Hodgepodge
Theories
Definitions
People
Phenomena
100

Hoots and flights were the measured behaviors of this species of bird in a playback study of neighbor-stranger discrimination.

What is the little owl?

100

These two memory processes make up Wagner's memory model of habituation.

What are short-term (working) and long-term (reference) memory?

100

This behavior occurs to the initial presentation of an unexpected sound and was measured in the experiments by a Yale graduate student in his thesis work.

What is an acoustic startle response?

100

This Russian psychologist is considered to be the creator of classical conditioning.

Who is Pavlov?

100

Rats demonstrated this phenomenon when, after repeated injections of morphine, their responses to the drug decreased; the environmental cues of the injection site elicited the rats’ compensatory responses.

What is tolerance?

200

This term refers to the expression of what you have learned.

What is performance?

200

According to this theory, habituation should be stimulus specific but not context specific.

What is the dual process theory?

200

A well designed learning experiment will include this kind of assessment.

What is a common test?

200

This scientist developed a learning explanation for drug tolerance.

Who is Shep Siegel?

200

When an animal shows less aggression towards the sound of a neighbor than of a stranger, they are demonstrating this phenomenon. 

What is the “Dear Enemy” Effect?

300

Siegel measured this in his studies of tolerance to morphine in rats.

What is the paw lick latency? 

300

These two accounts have been suggested to explain why rats and people prefer signaled over unsignaled shock.

What are the safety signal hypothesis and the preparatory response hypothesis?

300

This process explains the happy response of a dog to the sight of its leash.

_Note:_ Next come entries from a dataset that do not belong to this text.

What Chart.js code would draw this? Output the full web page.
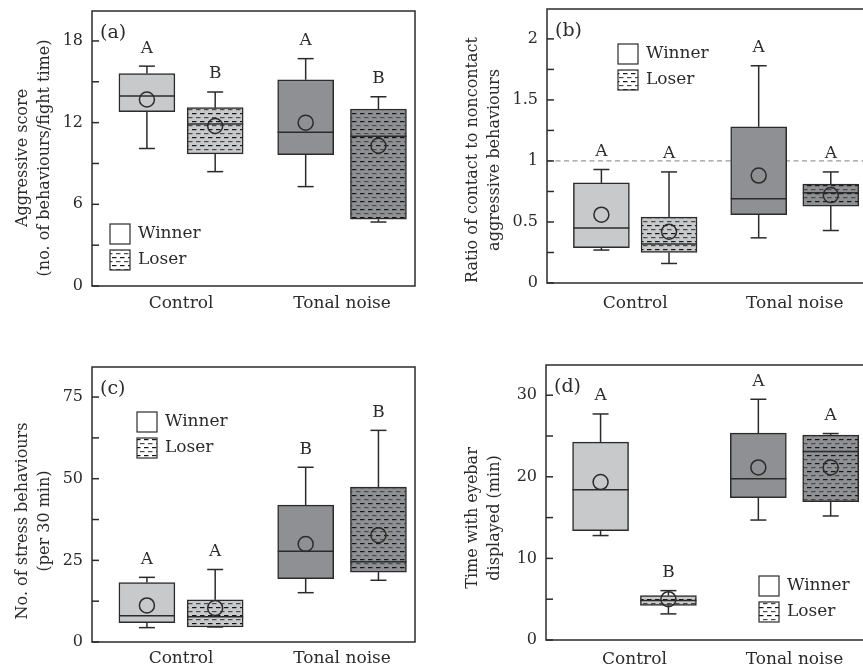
<!DOCTYPE html>
<html>
<head>
<meta charset="utf-8">
<script src="https://cdn.jsdelivr.net/npm/chart.js@4.4.1/dist/chart.umd.min.js"></script>
<style>
    html, body { margin: 0; padding: 0; background: #fff; width: 863px; height: 669px; overflow: hidden; }
    canvas { position: absolute; }
</style>
</head>
<body>
<canvas id="ca"></canvas>
<canvas id="cb"></canvas>
<canvas id="cc"></canvas>
<canvas id="cd"></canvas>
<script>
const categories = ['Control', 'Tonal noise'];
const groups = ['Winner', 'Loser'];

// order of every series: control winner, control loser, tonal winner, tonal loser
const aggLow = [10.1, 8.4, 7.3, 4.7];
const aggQ1 = [12.8, 9.7, 9.65, 4.9];
const aggMedian = [13.95, 11.9, 11.3, 11.0];
const aggQ3 = [15.6, 13.1, 15.15, 13.0];
const aggHigh = [16.15, 14.25, 16.7, 13.9];
const aggMean = [13.7, 11.75, 12.0, 10.3];
const aggLetters = ['A', 'B', 'A', 'B'];
const aggTicks = [0, 6, 12, 18];

const ratioLow = [0.27, 0.16, 0.37, 0.43];
const ratioQ1 = [0.29, 0.25, 0.56, 0.63];
const ratioMedian = [0.45, 0.32, 0.69, 0.74];
const ratioQ3 = [0.82, 0.54, 1.28, 0.81];
const ratioHigh = [0.93, 0.91, 1.78, 0.91];
const ratioMean = [0.56, 0.42, 0.88, 0.72];
const ratioLetters = ['A', 'A', 'A', 'A'];
const ratioTicks = [0, 0.5, 1, 1.5, 2];

const stressLow = [4.4, 4.6, 15.1, 18.9];
const stressQ1 = [5.9, 4.6, 19.4, 21.4];
const stressMedian = [8.0, 7.7, 27.8, 24.6];
const stressQ3 = [18.2, 12.9, 41.9, 47.4];
const stressHigh = [19.8, 22.2, 53.5, 64.8];
const stressMean = [11.2, 10.4, 30.0, 32.7];
const stressLetters = ['A', 'A', 'B', 'B'];
const stressTicks = [0, 25, 50, 75];

const eyebarLow = [12.8, 3.2, 14.7, 15.2];
const eyebarQ1 = [13.4, 4.25, 17.45, 16.95];
const eyebarMedian = [18.4, 4.85, 19.75, 23.1];
const eyebarQ3 = [24.25, 5.45, 25.35, 25.1];
const eyebarHigh = [27.7, 6.05, 29.5, 25.3];
const eyebarMean = [19.35, 5.0, 21.15, 21.15];
const eyebarLetters = ['A', 'B', 'A', 'A'];
const eyebarTicks = [0, 10, 20, 30];

const FONT = '"DejaVu Serif", serif';
const INK = '#2b2b2b';
const LIGHT = '#c8c9cb';
const DARK = '#8f9093';
const HALF_GAP = [0.212, 0.226];
const X_MIN = -0.553;
const X_MAX = 1.453;
const Y_AXIS_W = 40;
const X_AXIS_H = 27;

const panels = [
    { id: 'ca', box: [0, 0, 431, 334], frame: [92, 11, 415, 286], yMax: 20.2, yStep: 3, xPad: 7,
      tag: '(a)', title: ['Aggressive score', '(no. of behaviours/fight time)'], titleX: [23, 45], titleY: 158, legend: [110, 224],
      low: aggLow, q1: aggQ1, median: aggMedian, q3: aggQ3, high: aggHigh, mean: aggMean, letters: aggLetters, ticks: aggTicks },
    { id: 'cb', box: [431, 0, 445, 334], frame: [547, 7, 870, 283], yMax: 2.245, yStep: 0.25, xPad: 10,
      tag: '(b)', title: ['Ratio of contact to noncontact', 'aggressive behaviours'], titleX: [473, 495], titleY: 160, legend: [618, 44], refLine: 1,
      low: ratioLow, q1: ratioQ1, median: ratioMedian, q3: ratioQ3, high: ratioHigh, mean: ratioMean, letters: ratioLetters, ticks: ratioTicks },
    { id: 'cc', box: [0, 334, 431, 335], frame: [92, 367, 415, 642], yMax: 84.2, yStep: 12.5, xPad: 6,
      tag: '(c)', title: ['No. of stress behaviours', '(per 30 min)'], titleX: [23, 45], titleY: 521, legend: [137, 412],
      low: stressLow, q1: stressQ1, median: stressMedian, q3: stressQ3, high: stressHigh, mean: stressMean, letters: stressLetters, ticks: stressTicks },
    { id: 'cd', box: [431, 334, 445, 335], frame: [546, 365, 869, 640], yMax: 33.7, yStep: 5, xPad: 9,
      tag: '(d)', title: ['Time with eyebar', 'displayed (min)'], titleX: [473, 495], titleY: 518, legend: [759, 576],
      low: eyebarLow, q1: eyebarQ1, median: eyebarMedian, q3: eyebarQ3, high: eyebarHigh, mean: eyebarMean, letters: eyebarLetters, ticks: eyebarTicks },
];

function makePanel(p) {
    const [cx, cy, cw, ch] = p.box;
    const [fl, ft, fr, fb] = p.frame;
    const canvas = document.getElementById(p.id);
    canvas.width = cw;
    canvas.height = ch;
    canvas.style.left = cx + 'px';
    canvas.style.top = cy + 'px';
    const ctx = canvas.getContext('2d');

    const hatch = (base) => {
        const t = document.createElement('canvas');
        t.width = 8;
        t.height = 8;
        const g = t.getContext('2d');
        g.fillStyle = base;
        g.fillRect(0, 0, 8, 8);
        g.fillStyle = '#151515';
        g.fillRect(0, 1, 4.5, 1.2);
        g.fillStyle = '#4a4a4a';
        g.fillRect(4, 5, 4.5, 1.2);
        g.fillRect(0, 5, 0.5, 1.2);
        return ctx.createPattern(t, 'repeat');
    };
    const fills = [LIGHT, hatch(LIGHT), DARK, hatch(DARK)];
    const legendHatch = hatch('#ffffff');

    const pos = p.q1.map((v, i) => {
        const cat = Math.floor(i / 2);
        return cat + (i % 2 ? 1 : -1) * HALF_GAP[cat];
    });

    const line = (x1, y1, x2, y2) => {
        ctx.beginPath();
        ctx.moveTo(x1, y1);
        ctx.lineTo(x2, y2);
        ctx.stroke();
    };

    new Chart(canvas, {
        type: 'bar',
        data: {
            datasets: [
                {
                    type: 'scatter',
                    label: 'Mean',
                    data: p.mean.map((v, i) => ({ x: pos[i], y: v })),
                    pointRadius: 7.5,
                    pointHoverRadius: 7.5,
                    pointBackgroundColor: 'rgba(0,0,0,0)',
                    pointBorderColor: INK,
                    pointBorderWidth: 1.5,
                },
                {
                    type: 'bar',
                    label: 'Box',
                    data: p.q1.map((v, i) => ({ x: pos[i], y: [v, p.q3[i]] })),
                    backgroundColor: fills,
                    borderColor: INK,
                    borderWidth: 1.5,
                    borderSkipped: false,
                    grouped: false,
                    barPercentage: 1,
                    categoryPercentage: 1,
                    maxBarThickness: 56,
                },
            ],
        },
        options: {
            responsive: false,
            animation: false,
            events: [],
            layout: {
                padding: {
                    left: fl - cx - Y_AXIS_W,
                    top: ft - cy,
                    right: cx + cw - fr,
                    bottom: Math.max(cy + ch - fb - X_AXIS_H, 0),
                },
            },
            scales: {
                x: {
                    type: 'linear',
                    min: X_MIN,
                    max: X_MAX,
                    offset: false,
                    afterBuildTicks: (s) => { s.ticks = categories.map((c, i) => ({ value: i })); },
                    afterFit: (s) => { s.height = Math.min(X_AXIS_H, cy + ch - fb); s.paddingLeft = 0; s.paddingRight = 0; },
                    grid: { display: false, drawTicks: false },
                    border: { display: false },
                    ticks: {
                        callback: (v) => categories[v],
                        font: { family: FONT, size: 17 },
                        color: INK,
                        padding: p.xPad,
                        autoSkip: false,
                        maxRotation: 0,
                    },
                },
                y: {
                    type: 'linear',
                    min: 0,
                    max: p.yMax,
                    afterFit: (s) => { s.width = Y_AXIS_W; s.paddingTop = 0; s.paddingBottom = 0; },
                    grid: { display: false, drawTicks: false },
                    border: { display: false },
                    ticks: {
                        stepSize: p.yStep,
                        includeBounds: false,
                        autoSkip: false,
                        callback: (v) => (p.ticks.some((t) => Math.abs(t - v) < 1e-6) ? String(+v.toFixed(2)) : ''),
                        font: { family: FONT, size: 16 },
                        color: INK,
                        padding: 9,
                    },
                },
            },
            plugins: {
                legend: { display: false },
                tooltip: { enabled: false },
            },
        },
        plugins: [{
            id: 'boxDeco',
            beforeDatasetsDraw(chart) {
                if (p.refLine === undefined) return;
                const area = chart.chartArea;
                const y = chart.scales.y.getPixelForValue(p.refLine);
                ctx.save();
                ctx.strokeStyle = '#9a9a9a';
                ctx.lineWidth = 1.2;
                ctx.setLineDash([5, 3.5]);
                line(area.left, y, area.right, y);
                ctx.restore();
            },
            afterDatasetDraw(chart, args) {
                if (args.index !== 1) return;
                const ys = chart.scales.y;
                ctx.save();
                ctx.strokeStyle = INK;
                ctx.lineWidth = 1.5;
                args.meta.data.forEach((bar, i) => {
                    const x = bar.x;
                    const hw = bar.width / 2;
                    const yLo = ys.getPixelForValue(p.low[i]);
                    const yQ1 = ys.getPixelForValue(p.q1[i]);
                    const yMed = ys.getPixelForValue(p.median[i]);
                    const yQ3 = ys.getPixelForValue(p.q3[i]);
                    const yHi = ys.getPixelForValue(p.high[i]);
                    line(x, yQ3, x, yHi);
                    line(x - 8, yHi, x + 8, yHi);
                    line(x, yQ1, x, yLo);
                    line(x - 8, yLo, x + 8, yLo);
                    line(x - hw, yMed, x + hw, yMed);
                });
                ctx.restore();
            },
            afterDraw(chart) {
                const area = chart.chartArea;
                const ys = chart.scales.y;
                ctx.save();
                ctx.strokeStyle = INK;
                ctx.lineWidth = 1.5;
                ctx.strokeRect(area.left, area.top, area.right - area.left, area.bottom - area.top);
                ys.ticks.forEach((t) => {
                    const y = ys.getPixelForValue(t.value);
                    line(area.left, y, area.left + 7, y);
                });

                ctx.fillStyle = INK;
                ctx.textAlign = 'center';
                ctx.textBaseline = 'middle';
                ctx.font = `17px ${FONT}`;
                chart.getDatasetMeta(1).data.forEach((bar, i) => {
                    ctx.fillText(p.letters[i], bar.x, ys.getPixelForValue(p.high[i]) - 18);
                });

                ctx.textAlign = 'left';
                ctx.font = `19px ${FONT}`;
                ctx.fillText(p.tag, area.left + 8, area.top + 22);

                const lx = p.legend[0] - cx;
                const ly = p.legend[1] - cy;
                ctx.lineWidth = 1.2;
                ctx.fillStyle = '#ffffff';
                ctx.fillRect(lx, ly, 20, 20);
                ctx.strokeRect(lx, ly, 20, 20);
                ctx.fillStyle = legendHatch;
                ctx.fillRect(lx, ly + 26, 20, 20);
                ctx.strokeRect(lx, ly + 26, 20, 20);
                ctx.fillStyle = INK;
                ctx.font = `17px ${FONT}`;
                groups.forEach((g, i) => ctx.fillText(g, lx + 28, ly + 10 + i * 26));

                ctx.font = `16px ${FONT}`;
                ctx.textAlign = 'center';
                p.title.forEach((txt, i) => {
                    ctx.save();
                    ctx.translate(p.titleX[i] - cx, p.titleY - cy);
                    ctx.rotate(-Math.PI / 2);
                    ctx.fillText(txt, 0, 0);
                    ctx.restore();
                });
                ctx.restore();
            },
        }],
    });
}

panels.forEach(makePanel);
</script>
</body>
</html>
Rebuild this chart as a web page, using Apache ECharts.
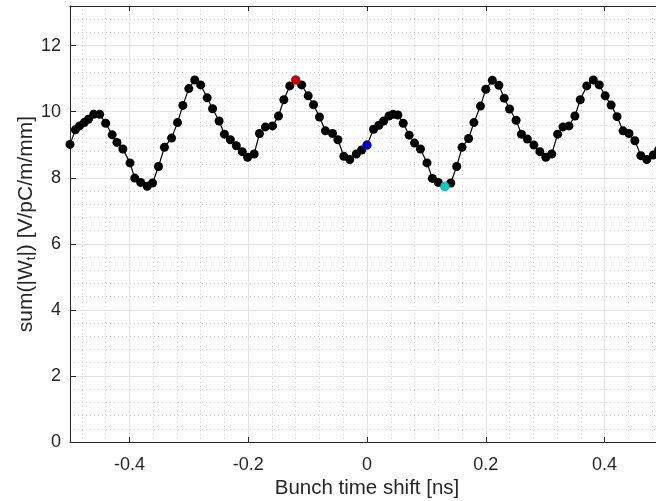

What is Pavlovian conditioning?

300

These psychologists concluded that spaced presentations lead to better habituation than massed presentations of the stimulus.

Who are Davis and Wagner?

300

Following a long gap after repeated presentations of a stimulus, this phenomenon is observed when the stimulus is presented again.

What is Spontaneous Recovery of Habituation?

400

This process was used to treat a schizophrenic patient who for 9 years had hoarded towels taken from the bathrooms and other patients' rooms .

What is stimulus satiation?

400

A good theory will explain the data we have, be falsifiable and do this.

What is make novel predictions?

400

This term is often used to describe the learning process involved in teaching your dog to sit for a treat.

What is instrumental conditioning?

400

This first author Canadian researcher argued that in addition to a systematic approach to the control and eradication of bed bugs, management of the psychological consequences is also needed.

Who is Stephanie Burrows?

400

This may happen following ingestion of a drug when there is no compensatory conditioned response.

What is an overdose?

500

Before she was a professor at Brown, her trip to the West Coast was cut short by these creatures.

What are cockroaches?

500

Wagner's memory model states that if the representation of a stimulus is already active in STM when it is presented, there will be no response to the stimulus and no learning about this.

What is the context-stimulus association?

500

This term refers to stimulus presentation rate.

What is the interstimulus interval?

500

They are the course UTAs for CLPS 0100 and they have weekly office hours along with the graduate TA Cassandra Engstrom.

Who are Lena, Benson, Daisy and Christian?

500

When the response to a stimulus is increased by a novel stimulus, we are observing this phenomenon; and when the response to a repeatedly presented stimulus is increased by a novel stimulus, we are observing this phenomenon.

What are sensitization and dishabituation?